The Mudcat Café TM
Thread #122842   Message #2768506
Posted By: GUEST,Patrick Hutchinson
18-Nov-09 - 12:52 PM
Thread Name: Liverpool Folk Club 1970
Subject: RE: Liverpool Folk Club 1970
You won't remember me as a performer--Frank McCall once described my singing as "a guitar solo with a slight buzz above it"--though I did sing with Helen Anderson and Dick Hebden for a bit doing 3-part stuff.
But all these names bring back memories, and I hesitate to ask, is so-and-so still with us.

Gron Humphreys dragged me over to Oily Joe's. He used to show up at Bob Buckle's club in Wallasey, and after the innumerable 12-year old girls singing The Boxer ("there were times I was so lonesome I took some comfort there"!), and Phil Guy singing John Denver, Gron would get up, looking like an archetypal dirty old man from Monty Python, and sing "Sheath and Knife" or some such, unaccompanied, then whip out his tin whistle and play a tune. Blew my mind.

And so to Oily Joe's I went, and frequented it for a few years. Barbara Bennion singing like an angel. Bernie Davis playing the 4-Poster Bed on his accordion, and doing the bow bounce bits with the air valve open and whacking the four corners of the box. Pete Rowley imitating Martin Carthy. Christy McHale singing the Death of Cathal Brugha (and then Christy McHale getting me stoned and introducing me to Willie Clancy and John Coltrane on the same night). Mary Black taking her turn like anyone else. Shay singing Lord Gregory. Frank McCall singing Saucy Sailor and I Wish There Were No Prison. Les Trenery singing Searching for Lambs. Davy Brennan singing When A Man's in Love (and auditioning for the Chieftains). Bruce Scott singing The Herring Song. Alan MacMahon singing the Haughs of Cromdale.

At Gregson's Well I remember the first time Clive showed up with a trap set instead of a bodhran with Jack Ketch, backing Queen of the Gypsies (?). Worse reaction than Dylan going electric as I recall.

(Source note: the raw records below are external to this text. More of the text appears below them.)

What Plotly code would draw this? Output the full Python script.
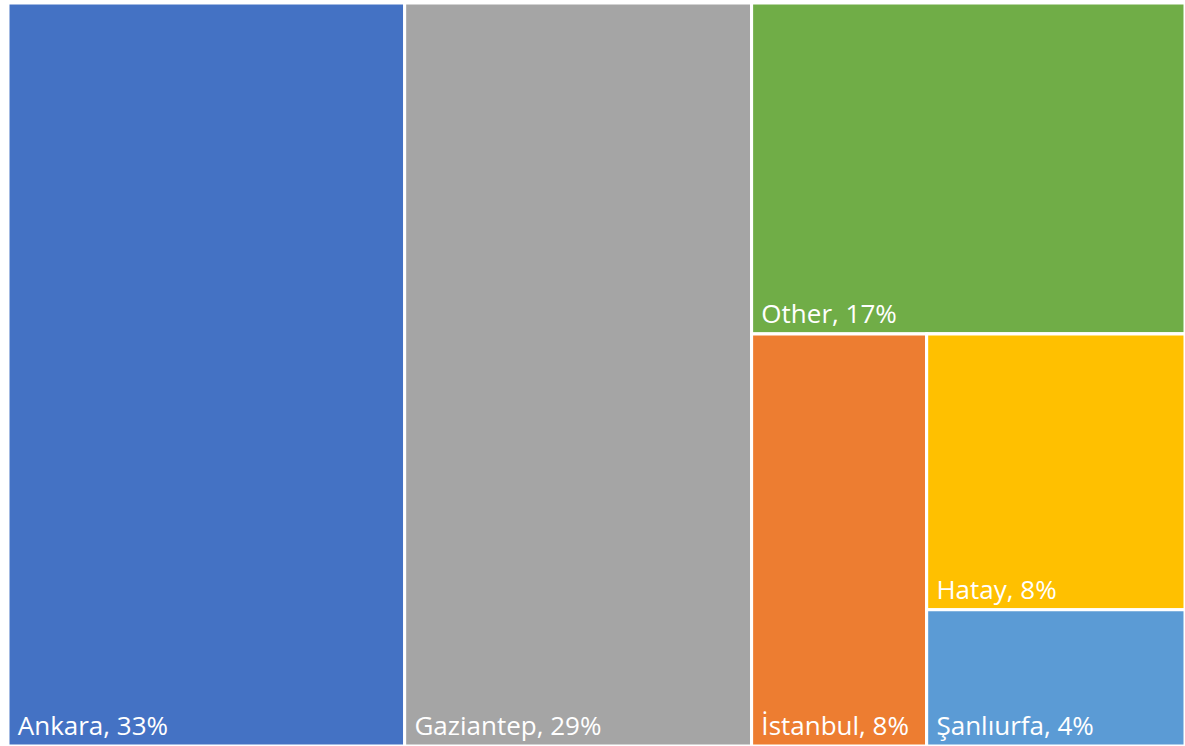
import plotly.graph_objects as go

# Data
cities = ["Ankara", "Gaziantep", "Other", "İstanbul", "Hatay", "Şanlıurfa"]
sizes = [33.5, 29.3, 16.3, 8.2, 8.1, 4.0]          # tile areas
share_labels = ["33%", "29%", "17%", "8%", "8%", "4%"]  # shares as printed
colors = ["#4472C4", "#A5A5A5", "#70AD47", "#ED7D31", "#FFC000", "#5B9BD5"]

city_parent = {"Ankara": "root", "Gaziantep": "root", "Other": "g1",
               "İstanbul": "g2", "Hatay": "g3", "Şanlıurfa": "g3"}
group_parent = {"g1": "root", "g2": "g1", "g3": "g2"}
# Node order: each leaf precedes the hidden group that follows it in the layout
order = ["root", "Ankara", "Gaziantep", "g1", "Other", "g2", "İstanbul", "g3",
         "Hatay", "Şanlıurfa"]

ids, labels, parents, values, texts, node_colors = [], [], [], [], [], []
for n in order:
    ids.append(n)
    if n in cities:
        i = cities.index(n)
        labels.append(n)
        parents.append(city_parent[n])
        values.append(sizes[i])
        texts.append(f"&nbsp;{n}, {share_labels[i]}")
        node_colors.append(colors[i])
    else:
        labels.append("")
        parents.append(group_parent.get(n, ""))
        values.append(0)
        texts.append("")
        node_colors.append("white")

fig = go.Figure(go.Treemap(
    ids=ids,
    labels=labels,
    parents=parents,
    values=values,
    text=texts,
    branchvalues="remainder",
    texttemplate="%{text}",
    textposition="bottom left",
    textfont=dict(family="Open Sans", size=26, color="white"),
    marker=dict(colors=node_colors, line=dict(color="white", width=3),
                pad=dict(t=0, l=0, r=0, b=0), depthfade=False),
    tiling=dict(packing="slice-dice", pad=0),
    pathbar=dict(visible=False),
    sort=False,
    hoverinfo="text",
))

fig.update_layout(
    width=1185, height=746,
    margin=dict(l=8, r=0, t=3, b=0),
    paper_bgcolor="white",
)

fig.write_html("out.html")
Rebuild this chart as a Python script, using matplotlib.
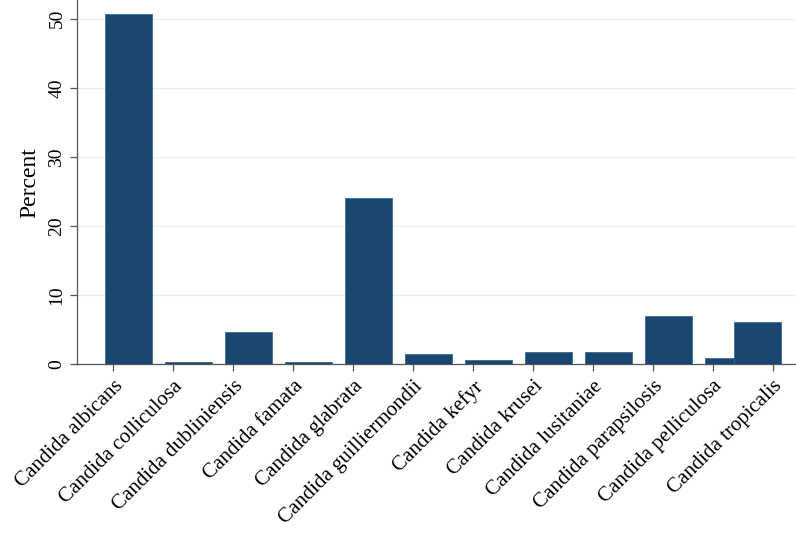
import numpy as np
import matplotlib
matplotlib.use("Agg")
import matplotlib.pyplot as plt

# Species share of isolates (percent)
species = [
    "Candida albicans", "Candida colliculosa", "Candida dubliniensis",
    "Candida famata", "Candida glabrata", "Candida guilliermondii",
    "Candida kefyr", "Candida krusei", "Candida lusitaniae",
    "Candida parapsilosis", "Candida pelliculosa", "Candida tropicalis",
]
percent = [50.7, 0.29, 4.64, 0.29, 24.0, 1.45, 0.58, 1.74, 1.74, 6.96, 0.87, 6.09]
yticks = [0, 10, 20, 30, 40, 50]

BAR = "#1a476f"
GRID = "#e4eef0"
AXC = "#555555"

plt.rcParams["font.family"] = "serif"
plt.rcParams["font.serif"] = ["Liberation Serif", "DejaVu Serif"]

fig = plt.figure(figsize=(7.96, 5.36), dpi=100)
ax = fig.add_axes([0.097, 0.32, 0.902, 0.68])

ticks = np.arange(len(species), dtype=float)
# bars sit slightly right of their ticks; the last one overlaps the previous
lefts = ticks - 0.133
lefts[-1] = ticks[-1] - 0.65
ax.bar(lefts, percent, width=0.783, align="edge", color=BAR,
       edgecolor="#3a6a92", linewidth=0.6, zorder=3)

ax.set_xlim(-0.6, 11.37)
ax.set_ylim(0, 52.7)
ax.set_yticks(yticks)
ax.set_yticklabels([str(v) for v in yticks], rotation=90, va="center", fontsize=14)
ax.set_xticks(ticks)
ax.set_xticklabels(species, rotation=45, ha="right", rotation_mode="anchor",
                   fontsize=15)
ax.tick_params(axis="both", colors=AXC, length=5, width=0.9, labelcolor="black")
ax.tick_params(axis="x", pad=4)

ax.grid(axis="y", color=GRID, linewidth=0.9, zorder=0)
ax.set_ylabel("Percent", fontsize=17, labelpad=6)

for s in ["top", "right"]:
    ax.spines[s].set_visible(False)
for s in ["left", "bottom"]:
    ax.spines[s].set_color(AXC)
    ax.spines[s].set_linewidth(0.9)

fig.savefig("out.png", dpi=100)
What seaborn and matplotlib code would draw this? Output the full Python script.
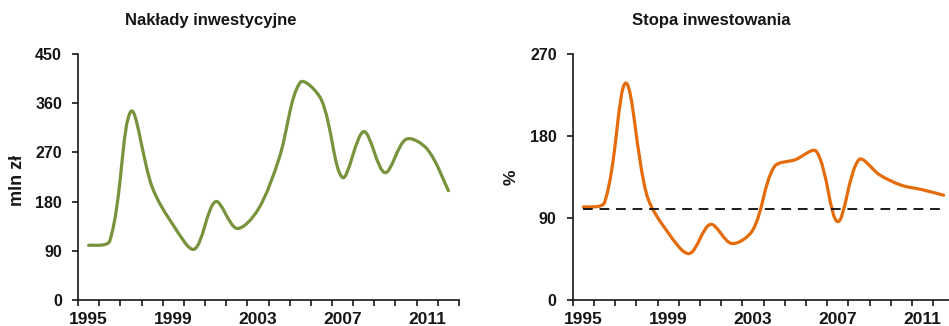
# Investment outlays and investment rate, 1995-2012
import numpy as np
import matplotlib
matplotlib.use("Agg")
import matplotlib.pyplot as plt
from matplotlib.path import Path
from matplotlib.patches import PathPatch
import seaborn as sns

# Data
years = list(range(1995, 2013))
naklady = [100, 108, 345, 207, 137, 93, 180, 131, 165, 259, 398, 366, 224, 308, 233, 294, 276, 200]
stopa = [102, 107, 238, 115, 74, 51, 83, 62, 77, 146, 154, 163, 86, 154, 137, 126, 121, 115]
ref_level = 100
year_labels = ["1995", "1999", "2003", "2007", "2011"]
left_yticks = [0, 90, 180, 270, 360, 450]
right_yticks = [0, 90, 180, 270]

sns.set_theme(style="ticks")
plt.rcParams["font.family"] = ["Liberation Sans", "DejaVu Sans"]
plt.rcParams["font.weight"] = "bold"

TEXT = "#161616"
GREEN = "#77933C"
ORANGE = "#E46C0A"

W, H = 949, 326
fig = plt.figure(figsize=(W / 100, H / 100), dpi=100)


def px_axes(left, top, width, height):
    return fig.add_axes([left / W, 1 - (top + height) / H, width / W, height / H])


def smooth_path(ax, xs, ys):
    # Excel-like smoothed line: cubic Bezier through the data points
    pts = ax.transData.transform(np.column_stack([xs, ys]))
    n = len(pts)
    d = [np.hypot(*(pts[i + 1] - pts[i])) for i in range(n - 1)]
    c_in = [None] * n
    c_out = [None] * n
    c_out[0] = pts[0] + (pts[1] - pts[0]) / 6
    c_in[-1] = pts[-1] - (pts[-1] - pts[-2]) / 6
    for i in range(1, n - 1):
        t = pts[i + 1] - pts[i - 1]
        s = d[i - 1] + d[i]
        c_in[i] = pts[i] - t * d[i - 1] / s / 3
        c_out[i] = pts[i] + t * d[i] / s / 3
    verts = [pts[0]]
    codes = [Path.MOVETO]
    for i in range(n - 1):
        verts += [c_out[i], c_in[i + 1], pts[i + 1]]
        codes += [Path.CURVE4] * 3
    verts = ax.transData.inverted().transform(np.array(verts))
    return Path(verts, codes)


def style_axes(ax, ymax, yticks):
    idx = np.arange(len(years))
    ax.set_xlim(-0.5, len(years) - 0.5)
    ax.set_ylim(0, ymax)
    ax.set_yticks(yticks)
    ax.set_yticklabels([str(v) for v in yticks], fontsize=11.5, fontweight="bold", color=TEXT)
    # tick marks between categories, labels every 4 years
    ax.set_xticks(np.arange(len(years) + 1) - 0.5)
    ax.set_xticklabels([])
    ax.set_xticks(idx[::4], minor=True)
    ax.set_xticklabels(year_labels, minor=True, fontsize=12.5, fontweight="bold", color=TEXT)
    ax.tick_params(axis="x", which="major", direction="out", length=4, width=1.2, color=TEXT)
    ax.tick_params(axis="x", which="minor", length=0, pad=9)
    ax.tick_params(axis="y", direction="out", length=4.5, width=1.2, color=TEXT, pad=7)
    sns.despine(ax=ax)
    for side in ["left", "bottom"]:
        ax.spines[side].set_linewidth(1.2)
        ax.spines[side].set_color(TEXT)
    ax.set_facecolor("white")
    ax.grid(False)


idx = np.arange(len(years))

# left panel
ax1 = px_axes(78, 54, 381, 246)
style_axes(ax1, 450, left_yticks)
ax1.add_patch(PathPatch(smooth_path(ax1, idx, naklady), fill=False, edgecolor=GREEN,
                        lw=2.3, capstyle="round", joinstyle="round"))

# right panel
ax2 = px_axes(572.7, 54, 381.6, 246)
style_axes(ax2, 270, right_yticks)
sns.lineplot(x=[idx[0], idx[-1]], y=[ref_level, ref_level], ax=ax2, color="#1a1a1a",
             lw=1.4, linestyle=(0, (5, 3.5)))
ax2.add_patch(PathPatch(smooth_path(ax2, idx, stopa), fill=False, edgecolor=ORANGE,
                        lw=2.3, capstyle="round", joinstyle="round"))

# titles and axis labels
fig.text(211 / W, 1 - 20 / H, "Nakłady inwestycyjne", ha="center", va="center",
         fontsize=12, fontweight="bold", color=TEXT)
fig.text(711 / W, 1 - 20 / H, "Stopa inwestowania", ha="center", va="center",
         fontsize=12, fontweight="bold", color=TEXT)
fig.text(17 / W, 1 - 180 / H, "mln zł", ha="center", va="center", rotation=90,
         fontsize=13, fontweight="bold", color=TEXT)
fig.text(511 / W, 1 - 177 / H, "%", ha="center", va="center", rotation=90,
         fontsize=12.5, fontweight="bold", color=TEXT)

fig.savefig("out.png", dpi=100, facecolor="white")
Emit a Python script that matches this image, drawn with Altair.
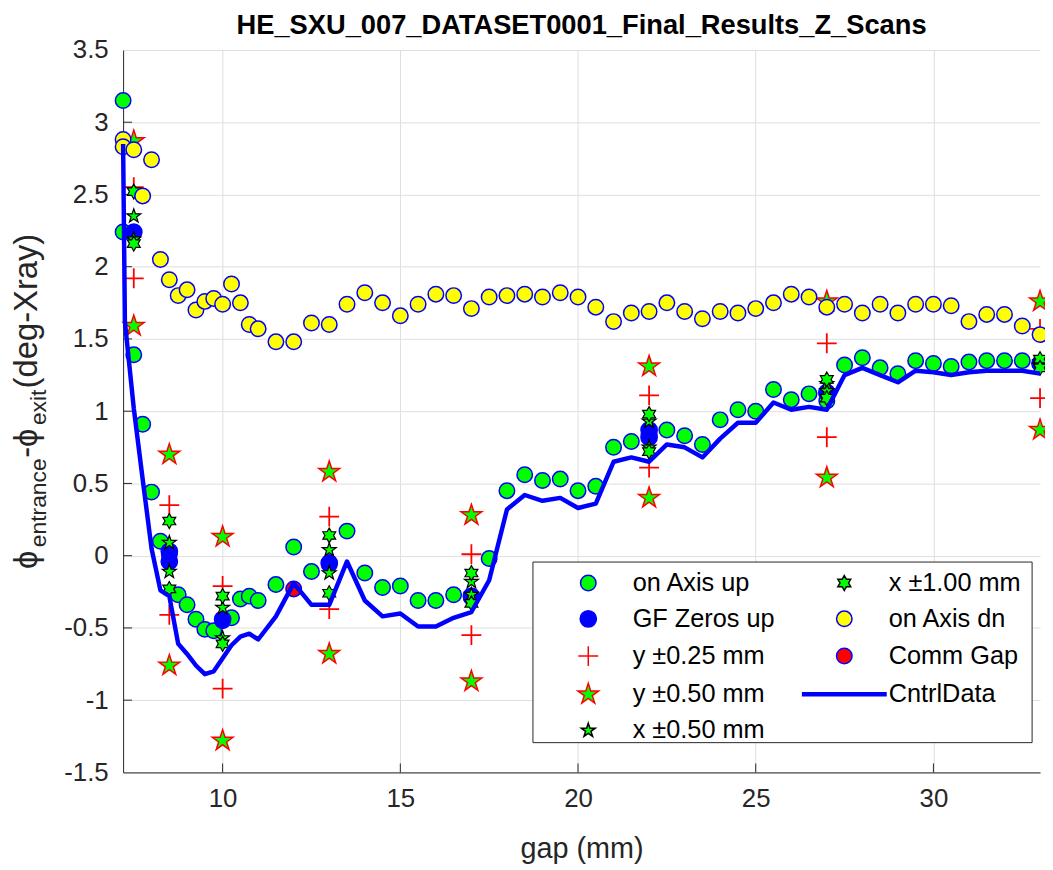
import math
import altair as alt
import pandas as pd

# ---------------- data ----------------
up_gap = [7.2, 7.2, 7.5, 7.75, 8.0, 8.25, 8.5, 8.75, 9.0, 9.25, 9.5, 9.75, 10.0, 10.25, 10.5, 10.75, 11.0,
          11.5, 12.0, 12.5, 13.0, 13.5, 14.0, 14.5, 15.0, 15.5, 16.0, 16.5, 17.0, 17.5, 18.0, 18.5, 19.0,
          19.5, 20.0, 20.5, 21.0, 21.5, 22.0, 22.5, 23.0, 23.5, 24.0, 24.5, 25.0, 25.5, 26.0, 26.5, 27.0,
          27.5, 28.0, 28.5, 29.0, 29.5, 30.0, 30.5, 31.0, 31.5, 32.0, 32.5, 33.0]
up_val = [3.15, 2.24, 1.39, 0.91, 0.44, 0.10, 0.01, -0.27, -0.34, -0.44, -0.51, -0.52, -0.45, -0.43, -0.30, -0.28, -0.31,
          -0.20, 0.06, -0.11, -0.06, 0.17, -0.12, -0.22, -0.21, -0.31, -0.31, -0.27, -0.29, -0.02, 0.45, 0.56, 0.52,
          0.53, 0.45, 0.48, 0.75, 0.79, 0.84, 0.87, 0.83, 0.77, 0.94, 1.01, 1.00, 1.15, 1.08, 1.12, 1.07,
          1.32, 1.37, 1.30, 1.26, 1.35, 1.33, 1.31, 1.34, 1.35, 1.35, 1.35, 1.33]

gf_gap = [7.5, 8.5, 8.5, 10.0, 13.0, 17.0, 22.0, 22.0, 27.0, 33.0]
gf_val = [2.24, 0.03, -0.04, -0.44, -0.05, -0.28, 0.87, 0.82, 1.13, 1.33]

scan_gap = [7.5, 7.5, 8.5, 8.5, 10.0, 10.0, 13.0, 13.0, 17.0, 17.0, 22.0, 22.0, 27.0, 27.0, 33.0, 33.0]
y025_val = [2.55, 1.92, 0.35, -0.41, -0.21, -0.92, 0.27, -0.37, 0.01, -0.55, 1.11, 0.61, 1.47, 0.82, 1.57, 1.09]
y050_val = [2.87, 1.59, 0.70, -0.76, 0.13, -1.28, 0.58, -0.68, 0.28, -0.87, 1.31, 0.40, 1.76, 0.54, 1.76, 0.87]
x050_val = [2.35, 2.19, 0.09, -0.11, -0.36, -0.57, 0.04, -0.12, -0.18, -0.27, 0.93, 0.75, 1.19, 1.14, 1.34, 1.32]
x100_val = [2.52, 2.16, 0.24, -0.23, -0.28, -0.61, 0.14, -0.26, -0.12, -0.33, 0.98, 0.72, 1.22, 1.09, 1.36, 1.30]

dn_gap = [7.2, 7.2, 7.5, 7.75, 8.0, 8.25, 8.5, 8.75, 9.0, 9.25, 9.5, 9.75, 10.0, 10.25, 10.5, 10.75, 11.0,
          11.5, 12.0, 12.5, 13.0, 13.5, 14.0, 14.5, 15.0, 15.5, 16.0, 16.5, 17.0, 17.5, 18.0, 18.5, 19.0,
          19.5, 20.0, 20.5, 21.0, 21.5, 22.0, 22.5, 23.0, 23.5, 24.0, 24.5, 25.0, 25.5, 26.0, 26.5, 27.0,
          27.5, 28.0, 28.5, 29.0, 29.5, 30.0, 30.5, 31.0, 31.5, 32.0, 32.5, 33.0]
dn_val = [2.88, 2.83, 2.81, 2.49, 2.74, 2.05, 1.91, 1.80, 1.84, 1.70, 1.76, 1.78, 1.74, 1.88, 1.75, 1.60, 1.57,
          1.48, 1.48, 1.61, 1.60, 1.74, 1.82, 1.75, 1.66, 1.74, 1.81, 1.80, 1.71, 1.79, 1.80, 1.81, 1.79,
          1.82, 1.79, 1.72, 1.62, 1.68, 1.69, 1.75, 1.69, 1.64, 1.69, 1.68, 1.71, 1.75, 1.81, 1.79, 1.72,
          1.74, 1.68, 1.74, 1.68, 1.74, 1.74, 1.73, 1.62, 1.67, 1.67, 1.59, 1.53]

comm_gap = [12.0]
comm_val = [-0.23]

ctrl_gap = [7.2, 7.25, 7.5, 7.75, 8.0, 8.25, 8.5, 8.75, 9.0, 9.25, 9.5, 9.75, 10.0, 10.25, 10.5, 10.75, 11.0,
            11.5, 12.0, 12.5, 13.0, 13.5, 14.0, 14.5, 15.0, 15.5, 16.0, 16.5, 17.0, 17.5, 18.0, 18.5, 19.0,
            19.5, 20.0, 20.5, 21.0, 21.5, 22.0, 22.5, 23.0, 23.5, 24.0, 24.5, 25.0, 25.5, 26.0, 26.5, 27.0,
            27.5, 28.0, 28.5, 29.0, 29.5, 30.0, 30.5, 31.0, 31.5, 32.0, 32.5, 33.0]
ctrl_val = [2.85, 1.62, 1.02, 0.53, 0.05, -0.24, -0.28, -0.61, -0.68, -0.76, -0.82, -0.80, -0.71, -0.62, -0.56, -0.54, -0.58,
            -0.42, -0.19, -0.34, -0.34, -0.04, -0.31, -0.42, -0.40, -0.49, -0.49, -0.43, -0.39, -0.17, 0.32, 0.42, 0.38,
            0.40, 0.33, 0.36, 0.65, 0.68, 0.65, 0.77, 0.75, 0.68, 0.81, 0.92, 0.92, 1.06, 1.01, 1.03, 1.01,
            1.25, 1.30, 1.25, 1.20, 1.28, 1.27, 1.25, 1.27, 1.28, 1.28, 1.28, 1.26]

x_ticks = [10, 15, 20, 25, 30]
y_ticks = [-1.5, -1.0, -0.5, 0.0, 0.5, 1.0, 1.5, 2.0, 2.5, 3.0, 3.5]

TITLE = "HE_SXU_007_DATASET0001_Final_Results_Z_Scans"

# ---------------- marker shapes (custom SVG paths, unit scale) ----------------
# every symbol carries the same invisible horizontal extent so that all legend
# entries get identical bounds (the CntrlData entry is a long line sample)
PAD = "M-4.2,0M4.2,0"

def circle_path(r):
    return f"M{-r},0A{r},{r},0,1,0,{r},0A{r},{r},0,1,0,{-r},0Z" + PAD

def star_path(n, ro, ri):
    pts = []
    for k in range(2 * n):
        a = -math.pi / 2 + k * math.pi / n
        r = ro if k % 2 == 0 else ri
        pts.append(f"{r * math.cos(a):.3f},{r * math.sin(a):.3f}")
    return "M" + "L".join(pts) + "Z" + PAD

P_CIRCLE = circle_path(0.78)
P_GF = circle_path(0.82)
P_PLUS = "M-1,0H1M0,-1V1" + PAD
P_STAR_BIG = star_path(5, 1.1, 0.42)
P_STAR_SMALL = star_path(5, 0.74, 0.29)
P_HEX = star_path(6, 0.75, 0.75 / math.sqrt(3))
P_LINE = "M-4.2,-0.15H4.2V0.15H-4.2Z"

# legend order (Vega fills the legend column by column)
dom = ["on Axis up", "GF Zeros up", "y \u00b10.25 mm", "y \u00b10.50 mm", "x \u00b10.50 mm",
       "x \u00b11.00 mm", "on Axis dn", "Comm Gap", "CntrlData"]
shape_r = [P_CIRCLE, P_GF, P_PLUS, P_STAR_BIG, P_STAR_SMALL, P_HEX, P_CIRCLE, P_CIRCLE, P_LINE]
fill_r = ["#00ff00", "#0000ff", "transparent", "#00ff00", "#00ff00", "#00ff00", "#ffff00", "#ff0000", "#0000ff"]
stroke_r = ["#0000ff", "#0000ff", "#ff0000", "#ff0000", "#000000", "#000000", "#0000ff", "#0000ff", "#0000ff"]
sw_map = {"on Axis up": 1.5, "GF Zeros up": 1.5, "y \u00b10.25 mm": 1.8, "y \u00b10.50 mm": 1.5,
          "x \u00b10.50 mm": 1.2, "x \u00b11.00 mm": 1.2, "on Axis dn": 1.5, "Comm Gap": 1.5}

rows = []
def add(name, gaps, vals):
    for g, v in zip(gaps, vals):
        rows.append({"gap": g, "val": v, "series": name, "sw": sw_map[name]})

add("on Axis up", up_gap, up_val)
add("GF Zeros up", gf_gap, gf_val)
add("y \u00b10.25 mm", scan_gap, y025_val)
add("y \u00b10.50 mm", scan_gap, y050_val)
add("x \u00b10.50 mm", scan_gap, x050_val)
add("x \u00b11.00 mm", scan_gap, x100_val)
add("on Axis dn", dn_gap, dn_val)
add("Comm Gap", comm_gap, comm_val)
pts = pd.DataFrame(rows)
pts["order"] = range(len(pts))

ctrl = pd.DataFrame({"gap": ctrl_gap, "val": ctrl_val})
xt = pd.DataFrame({"t": x_ticks})
yt = pd.DataFrame({"t": y_ticks[1:-1]})

FONT = "Liberation Sans"
AX = "#262626"
W, H = 924, 728
TL = 9  # inward tick length

xscale = alt.Scale(domain=[7.2, 33], nice=False, zero=False)
yscale = alt.Scale(domain=[-1.5, 3.5], nice=False, zero=False)

leg = dict(orient="none", legendX=424, legendY=524, columns=2, title=None,
           symbolSize=400, symbolOffset=32, labelOffset=32, labelFont=FONT,
           labelFontSize=25.5, labelColor="#000000", rowPadding=9.5, columnPadding=24,
           padding=0, symbolStrokeWidth=1.5, labelLimit=400)

points = alt.Chart(pts).mark_point(filled=True, opacity=1, size=400).encode(
    x=alt.X("gap:Q", scale=xscale,
            axis=alt.Axis(values=x_ticks, labelExpr="toString(datum.value)", title="gap (mm)",
                          titleFontSize=29, titleFontWeight="normal", titleFont=FONT, titleColor=AX,
                          titlePadding=24, labelPadding=13)),
    y=alt.Y("val:Q", scale=yscale,
            axis=alt.Axis(values=y_ticks, labelExpr="toString(datum.value)", title=None,
                          labelPadding=15)),
    shape=alt.Shape("series:N", scale=alt.Scale(domain=dom, range=shape_r), legend=alt.Legend(**leg)),
    fill=alt.Fill("series:N", scale=alt.Scale(domain=dom, range=fill_r), legend=alt.Legend(**leg)),
    stroke=alt.Stroke("series:N", scale=alt.Scale(domain=dom, range=stroke_r), legend=alt.Legend(**leg)),
    strokeWidth=alt.StrokeWidth("sw:Q", scale=None, legend=None),
    order=alt.Order("order:Q"),
)

line = alt.Chart(ctrl).mark_line(color="#0000ff", strokeWidth=4.5, strokeJoin="round").encode(
    x=alt.X("gap:Q", scale=xscale),
    y=alt.Y("val:Q", scale=yscale),
)

# inward tick marks (MATLAB style, bottom and left axes)
tick_style = dict(color=AX, strokeWidth=1)
xt_bot = alt.Chart(xt).mark_rule(**tick_style).encode(
    x=alt.X("t:Q", scale=xscale), y=alt.value(H), y2=alt.value(H - TL))
yt_left = alt.Chart(yt).mark_rule(**tick_style).encode(
    y=alt.Y("t:Q", scale=yscale), x=alt.value(0), x2=alt.value(TL))

frame = alt.Chart(pd.DataFrame({"a": [0]})).mark_rect(fill="white", stroke=AX, strokeWidth=1).encode(
    x=alt.value(413), x2=alt.value(916), y=alt.value(516), y2=alt.value(698)
)

def ytext(txt, x, y, size):
    return alt.Chart(pd.DataFrame({"t": [txt]})).mark_text(
        angle=270, align="left", baseline="middle", font=FONT, fontSize=size, color=AX
    ).encode(text="t:N", x=alt.value(x), y=alt.value(y))

ylab = [
    ytext("\u03d5", -97, 523, 33),
    ytext("entrance", -85, 501, 23),
    ytext("-\u03d5", -97, 411, 33),
    ytext("exit", -85, 378, 23),
    ytext("(deg-Xray)", -97, 341, 33),
]

chart = alt.layer(xt_bot, yt_left, points, line, frame, *ylab).properties(
    width=W, height=H,
    title=alt.Title(TITLE, fontSize=27.5, fontWeight="bold", font=FONT, color="#000000",
                    anchor="middle", offset=-2),
    autosize=alt.AutoSizeParams(type="none"),
    padding={"left": 116, "top": 39, "right": 5, "bottom": 91},
).configure_view(strokeWidth=0).configure_axis(
    grid=True, gridColor="#dfdfdf", gridWidth=1, ticks=False, domain=True, domainColor=AX,
    labelFont=FONT, labelFontSize=26, labelColor=AX,
)

chart.save("out.html", embed_options={"renderer": "svg", "actions": False})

The session at Ye Cracke was wonderful. Chris Ormston was at college in Liverpool, so he would show up and play (I asked him a year or two back if he remembered playing Rusty Gully with a long-haired fingerpicking guitarist in the Cracke in 1978 or so. "I don't remember the Seventies" he said). Mick Coyne of course, the first piper I saw up close. I remember him at one session, I think at Shay's, sitting on the bed fiddling with his reeds while the music roared. "Why doesn't he just play?" I thought. After 25 years playing the uilleann pipes I now know the answer!

Someone mentioned Martin Dunne. Anyone remember when Tony Rosney (is he still with us?) organized a set of non-Irish music for Gregson's Well? I played Lochaber No More on guitar with Martin on flute. Lovely man.

News of any of the above welcome. All the best.